Days turned into weeks, and soon, Emily was being kept in the high-security ward—those who had tried to harm themselves or others. It was a room with a view, but the view was one that could only torment a soul. The window overlooked the hospital’s roof, high enough that one could see the town beneath it, so far away. Too far to reach, but close enough to make someone long for the ground below.
It was there that Emily made her choice.
The night of the incident, the nurses on duty were tired, distracted. The quiet of the ward was unsettling, like the calm before a storm. Emily stood by her window, staring out into the night, her face pale, her eyes vacant. Then, in an act of complete surrender, she climbed onto the windowsill and stepped into the dark, her body falling silently from the ledge.
The authorities ruled it a suicide. A tragic end to a quiet life. But those who worked at the hospital knew something was wrong. Emily’s body was never recovered. It was as though the ground had swallowed her whole, leaving behind nothing but the echo of her final leap.
But she wasn’t gone. She couldn’t be.
It wasn’t long after her death that strange occurrences began to happen in the hospital. Late at night, when the wind howled through the broken windows, a soft, haunting whisper would drift through the halls. Nurses on night shifts would report feeling as though someone was watching them, or worse, standing just behind them, breath cold on their necks. The floors would creak with footsteps that didn’t belong to anyone alive.
And then there were the windows.
Those who worked in the hospital would often return to find the high-security ward’s window wide open, the curtains swaying as if someone had just climbed through. But no one could ever explain why it was always that same window—always the one Emily had fallen from.
As the years passed, the stories grew. People in the town would hear of the strange happenings, the flickering lights, the moving shadows. But the most chilling tale came from a janitor who worked in the abandoned building after it had been shut down. He was cleaning the upper floor, near the old ward, when he saw her.
There, standing just inside the window, was a figure. Pale, with long dark hair that obscured her face, and eyes that glowed faintly in the dim light. It was Emily.
He ran. But when the authorities arrived, the window was locked, and there was no trace of her. Just the soft, hollow sound of footsteps echoing in the empty halls.

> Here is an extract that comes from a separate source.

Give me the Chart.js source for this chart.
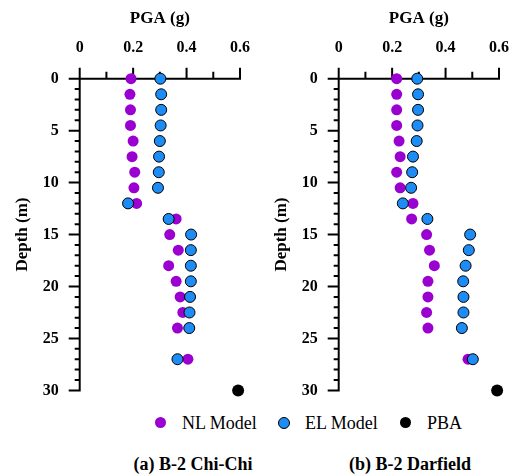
<!DOCTYPE html>
<html>
<head>
<meta charset="utf-8">
<script src="https://cdn.jsdelivr.net/npm/chart.js@4/dist/chart.umd.min.js"></script>
<style>
  body { margin: 0; background: #fff; width: 511px; height: 475px; overflow: hidden; position: relative;
         font-family: "Liberation Serif", "Times New Roman", serif; color: #000; }
  .panel { position: absolute; top: 0; width: 252px; height: 400px; }
  .leg { position: absolute; top: 412px; font-family: "Liberation Serif", serif; font-size: 18px; font-weight: normal; line-height: 22px; white-space: nowrap; }
  .dot { position: absolute; top: 417px; width: 11px; height: 11px; border-radius: 50%; box-sizing: border-box; }
  .cap { position: absolute; top: 453px; font-family: "Liberation Serif", serif; font-size: 18px; font-weight: bold; line-height: 22px; white-space: nowrap; transform: translateX(-50%); }
</style>
</head>
<body>
<canvas id="chichi" class="panel" width="252" height="400" style="left:0"></canvas>
<canvas id="darfield" class="panel" width="252" height="400" style="left:259px"></canvas>

<div class="dot" style="left:155px; background:#9a00d0;"></div>
<div class="leg" style="left:182px;">NL Model</div>
<div class="dot" style="left:278px; background:#1e8cf5; border:1px solid #000; width:12px; height:12px;"></div>
<div class="leg" style="left:305px;">EL Model</div>
<div class="dot" style="left:400px; background:#000;"></div>
<div class="leg" style="left:427px;">PBA</div>

<div class="cap" style="left:193px;">(a) B-2 Chi-Chi</div>
<div class="cap" style="left:410px;">(b) B-2 Darfield</div>

<script>
/* depths of the sampled points (m) */
var depths = [0, 1.5, 3, 4.5, 6, 7.5, 9, 10.5, 12, 13.5, 15, 16.5, 18, 19.5, 21, 22.5, 24, 27];

/* PGA (g) at each depth */
var chichiNL = [0.192, 0.188, 0.19, 0.19, 0.2, 0.196, 0.206, 0.203, 0.213, 0.361, 0.337, 0.369, 0.333, 0.361, 0.376, 0.386, 0.366, 0.405];
var chichiEL = [0.302, 0.305, 0.305, 0.303, 0.3, 0.297, 0.296, 0.293, 0.181, 0.333, 0.417, 0.416, 0.416, 0.416, 0.413, 0.411, 0.41, 0.366];
var darfieldNL = [0.217, 0.217, 0.217, 0.217, 0.226, 0.23, 0.217, 0.23, 0.278, 0.273, 0.329, 0.34, 0.358, 0.334, 0.334, 0.329, 0.334, 0.484];
var darfieldEL = [0.294, 0.297, 0.297, 0.295, 0.292, 0.278, 0.275, 0.271, 0.24, 0.332, 0.492, 0.487, 0.475, 0.466, 0.467, 0.467, 0.461, 0.502];

/* peak bedrock acceleration */
var pbaDepth = 30;
var chichiPBA = 0.593;
var darfieldPBA = 0.593;

/* axis ticks */
var xMajor = [0, 0.2, 0.4, 0.6];
var xMinor = [0.1, 0.3, 0.5];
var yMajor = [0, 5, 10, 15, 20, 25, 30];
var yMinor = [1, 2, 3, 4, 6, 7, 8, 9, 11, 12, 13, 14, 16, 17, 18, 19, 21, 22, 23, 24, 26, 27, 28, 29];

var FONT = "'Liberation Serif', 'Times New Roman', serif";
var NL_COLOR = "#9a00d0";
var EL_COLOR = "#1e8cf5";

function pts(xs, ys) {
  return xs.map(function (v, i) { return { x: v, y: ys[i] }; });
}

/* axis lines + major/minor tick marks drawn from the scales */
var axisTicks = {
  id: "axisTicks",
  beforeDatasetsDraw: function (chart) {
    var ctx = chart.ctx, xs = chart.scales.x, ys = chart.scales.y, a = chart.chartArea;
    ctx.save();
    ctx.strokeStyle = "#000";
    ctx.lineWidth = 2;
    ctx.beginPath();
    ctx.moveTo(a.left, a.top); ctx.lineTo(xs.getPixelForValue(0.6) + 1, a.top);
    ctx.moveTo(a.left, a.top - 1); ctx.lineTo(a.left, ys.getPixelForValue(30) + 1);
    xMajor.forEach(function (v) {
      var px = xs.getPixelForValue(v);
      ctx.moveTo(px, a.top); ctx.lineTo(px, a.top - 11);
    });
    xMinor.forEach(function (v) {
      var px = xs.getPixelForValue(v);
      ctx.moveTo(px, a.top); ctx.lineTo(px, a.top - 7);
    });
    yMajor.forEach(function (v) {
      var py = ys.getPixelForValue(v);
      ctx.moveTo(a.left, py); ctx.lineTo(a.left - 11, py);
    });
    yMinor.forEach(function (v) {
      var py = ys.getPixelForValue(v);
      ctx.moveTo(a.left, py); ctx.lineTo(a.left - 5, py);
    });
    ctx.stroke();
    ctx.restore();
  }
};

/* hidden tick marks only reserve room between labels and axis */
var hiddenGrid = { display: true, drawOnChartArea: false, drawTicks: true, tickLength: 21, tickColor: "rgba(0,0,0,0)" };

function makeChart(id, nl, el, pba) {
  return new Chart(document.getElementById(id), {
    type: "scatter",
    data: {
      datasets: [
        { label: "NL Model", data: pts(nl, depths), backgroundColor: NL_COLOR, borderWidth: 0, pointRadius: 5.5, order: 3, clip: false },
        { label: "EL Model", data: pts(el, depths), backgroundColor: EL_COLOR, borderColor: "#000", borderWidth: 1, pointRadius: 5.5, order: 2, clip: false },
        { label: "PBA", data: [{ x: pba, y: pbaDepth }], backgroundColor: "#000", borderWidth: 0, pointRadius: 6, order: 1, clip: false }
      ]
    },
    options: {
      responsive: false,
      animation: false,
      events: [],
      layout: { padding: { left: 0, top: 0, right: 12, bottom: 6.7 } },
      plugins: { legend: { display: false }, tooltip: { enabled: false } },
      scales: {
        x: {
          type: "linear", position: "top", min: 0, max: 0.6,
          afterFit: function (s) { s.height = 78.7; },
          grid: hiddenGrid,
          border: { display: false },
          ticks: { stepSize: 0.2, padding: 0, color: "#000", font: { family: FONT, size: 16, weight: "bold" } },
          title: { display: true, text: "PGA (g)", color: "#000", padding: { top: 8, bottom: 0 }, font: { family: FONT, size: 17, weight: "bold" } }
        },
        y: {
          type: "linear", reverse: true, min: 0, max: 30,
          afterFit: function (s) { s.width = 79.7; },
          grid: hiddenGrid,
          border: { display: false },
          ticks: { stepSize: 5, padding: 0, color: "#000", font: { family: FONT, size: 16, weight: "bold" } },
          title: { display: true, text: "Depth (m)", color: "#000", padding: { top: 12, bottom: 0 }, font: { family: FONT, size: 17, weight: "bold" } }
        }
      }
    },
    plugins: [axisTicks]
  });
}

makeChart("chichi", chichiNL, chichiEL, chichiPBA);
makeChart("darfield", darfieldNL, darfieldEL, darfieldPBA);
</script>
</body>
</html>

Now, the hospital remains abandoned, a monument to the forgotten. Locals avoid the place, unwilling to go near it, too afraid of what might be lingering inside. But still, on cold nights, when the moon is high and the winds howl, you can hear her. The whispers that rise from the hospital, the soft padding of footsteps that never cease.
And if you’re foolish enough to stand outside, to look up at the high-security ward where she fell… you might see her. Her face, pale and broken, watching you from the window. Waiting.
Emily never truly left. And she’s still out there. Watching. Waiting. For the next person who dares to look too long at the place she once leapt from.